In the years 1976–1998 he worked in various plants in Białystok, then until 2002 he sat on the city board. He has been a member of "Solidarity" since 1980, and in the years 1993–1995 he was a member of its regional board. From 1990 he was a member of the Centre Agreement. In the years 1998–2006, he was a councilor of the city council. In 1998 elected from the Solidarity Electoral Action list, in 2002 from the Law and Justice list and he was the chairman of the PiS councilors' club, as well as the director of the parliamentary and senatorial office of Krzysztof Jurgiel from 2001 to 2006. From January 2006 to January 2007, he served as the Voivode of Podlaskie Voivodeship, and in 2007 he held the position of director of the Gas Plant in Białystok.

In the 2007 parliamentary elections, on behalf of Law and Justice, he was elected senator of the 7th term in the Białystok district, receiving 148,917 votes. In 2011, he unsuccessfully ran for re-election. In 2014, he became the candidate of Law and Justice in the 2014 local elections for the office of the mayor of Białystok, losing in the second round of voting to Tadeusz Truskolaski.
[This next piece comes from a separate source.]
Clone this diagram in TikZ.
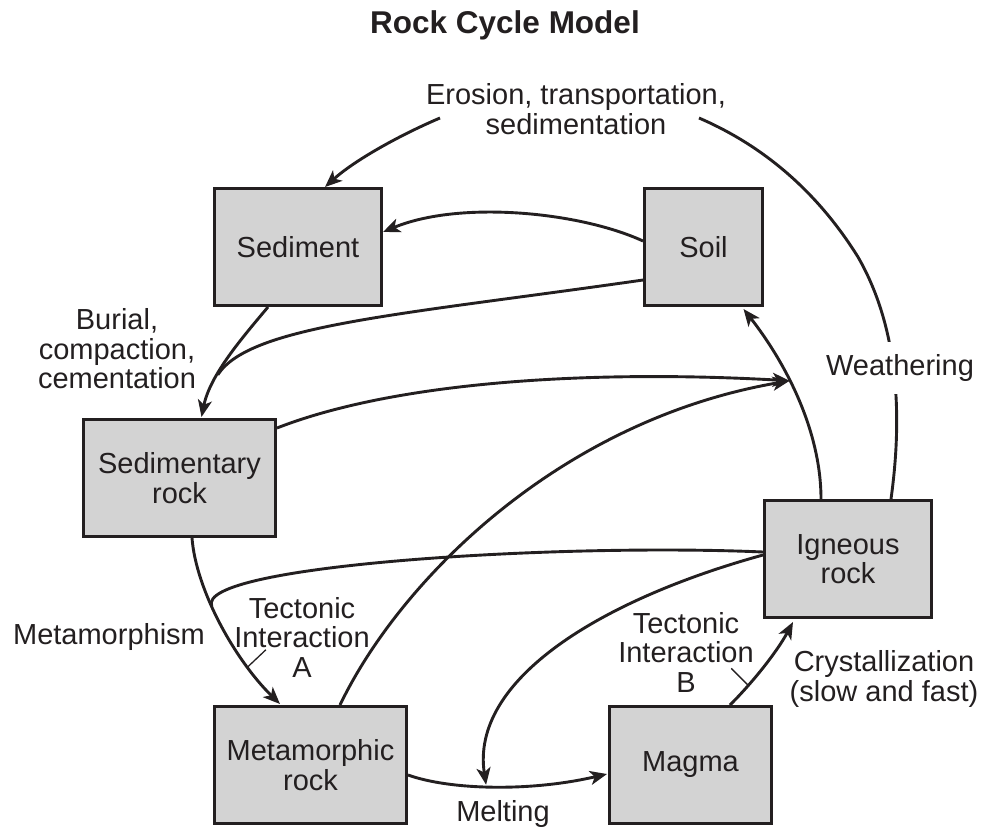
\documentclass[tikz,border=0pt]{standalone}
\usepackage{fontspec}
\setmainfont{Liberation Sans}
\usetikzlibrary{arrows.meta,calc}
\definecolor{boxgray}{RGB}{211,211,211}
\definecolor{ink}{RGB}{35,31,32}
\begin{document}
\begin{tikzpicture}[x=1pt,y=-1pt,
  every node/.style={font=\fontsize{29pt}{29.5pt}\selectfont, text=ink},
  rockbox/.style={draw=ink, line width=2.8pt, fill=boxgray, inner sep=0pt, align=center, minimum height=117.2pt},
  flow/.style={draw=ink, line width=2.9pt, -{Stealth[length=17pt,width=14pt,inset=4.5pt]}},
  bareline/.style={draw=ink, line width=2.9pt},
  tickline/.style={draw=ink, line width=1.3pt},
  lbl/.style={align=center, inner sep=0pt}]
\useasboundingbox (0,0) rectangle (983,827);

% title
\node[font=\bfseries\fontsize{31.5pt}{32pt}\selectfont, anchor=base] (title) at (505,33) {Rock Cycle Model};

% boxes
\node[rockbox, minimum width=167.2pt] (sed) at (298,247) {Sediment};
\node[rockbox, minimum width=118.2pt] (soil) at (703.5,247) {Soil};
\node[rockbox, minimum width=192.2pt] (sedrock) at (179.5,478) {Sedimentary\\rock};
\node[rockbox, minimum width=167.2pt] (ign) at (848,559) {Igneous\\rock};
\node[rockbox, minimum width=192.2pt] (meta) at (310.5,765) {Metamorphic\\rock};
\node[rockbox, minimum width=162.2pt] (magma) at (690.5,765) {Magma};

% labels
\node[lbl] (ero) at (576,109) {Erosion, transportation,\\sedimentation};
\node[lbl] (burial) at (117,349) {Burial,\\compaction,\\cementation};
\node[lbl] (metalbl) at (109,637) {Metamorphism};
\node[lbl] (teca) at (302,637) {Tectonic\\Interaction\\A};
\node[lbl] (tecb) at (686,652) {Tectonic\\Interaction\\B};
\node[lbl] (cryst) at (884,679) {Crystallization\\(slow and fast)};
\node[lbl, anchor=base] (melt) at (503,821) {Melting};

% erosion / weathering
\coordinate (eroL) at ($(ero.center)+(-136,9)$);
\coordinate (eroR) at ($(ero.center)+(123,9)$);
\draw[flow] (eroL) .. controls (400,135) and (355,160) .. ($(sed.north)+(27,0)$);
\draw[bareline] ($(ign.north)+(43,0)$) .. controls (902,420) and (900,330) .. (858,257)
   .. controls (810,180) and (750,140) .. (eroR);
\node[fill=white, inner xsep=1pt, inner ysep=12pt] (weath) at (900,368) {Weathering};

% soil -> sediment
\draw[flow] ($(soil.west)+(0,-6)$) .. controls (580,212) and (460,200) .. ($(sed.east)+(0,-15)$);
% sediment -> sedimentary rock
\draw[flow] ($(sed.south)+(-30,0)$) .. controls (242,338) and (210,375) .. ($(sedrock.north)+(22,-1)$)
   coordinate[pos=0.65] (J);
% soil -> sedimentary rock (merging)
\draw[bareline] ($(soil.west)+(0,33)$) .. controls (400,315) and (250,325) .. (J);

% igneous -> soil
\draw[flow] ($(ign.north)+(-27,0)$) .. controls (821,430) and (785,362) .. ($(soil.south)+(40,2)$)
   coordinate[pos=0.59] (j1);
% sedimentary rock -> weathering path
\draw[flow] ($(sedrock.east)+(0,-50)$) .. controls (400,380) and (600,370) .. (j1);
% metamorphic rock -> weathering path
\draw[flow] ($(meta.north)+(29.5,0)$) .. controls (400,580) and (560,420) .. (j1);

% sedimentary rock -> metamorphic rock
\draw[flow] ($(sedrock.south)+(12.5,0)$) .. controls (196,590) and (235,660) .. ($(meta.north)+(-30.5,-1)$)
   coordinate[pos=0.4] (ja) coordinate[pos=0.75] (ta);
% igneous -> tectonic A
\draw[bareline] ($(ign.west)+(0,-7)$) .. controls (560,543) and (195,565) .. (ja);
\draw[tickline] (ta) -- ($(ta)+(18,-17)$);

% melting
\draw[flow] ($(meta.east)+(0,10)$) .. controls (450,790) and (530,792) .. ($(magma.west)+(-1,9)$)
   coordinate[pos=0.46] (jm);
% igneous -> tectonic B
\draw[flow] ($(ign.west)+(0,-4)$) .. controls (600,600) and (470,680) .. ($(jm)+(0,-2)$);

% crystallization
\draw[flow] ($(magma.north)+(39.5,0)$) .. controls (755,680) and (778,650) .. ($(ign.south)+(-55,3)$)
   coordinate[pos=0.25] (tb);
\draw[tickline] (tb) -- ($(tb)+(-17,-17)$);
\end{tikzpicture}
\end{document}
However, he obtained a mandate as a councillor of the Podlaskie Voivodeship Sejmik of the 5th term.

In 2015, he ran for the Senate again on behalf of PiS in district no. 60. He was elected senator of the 9th term, receiving 92,252 votes. On April 11, 2018, he was suspended as a PiS member, after which he left the PiS club and became an unaffiliated senator. In the 2019 elections, he decided to run for re-election on behalf of the United Right Voters' Electoral Committee, which he founded, for which he was excluded from Law and Justice in September of that year (he did not win re-election to the Senate at that time).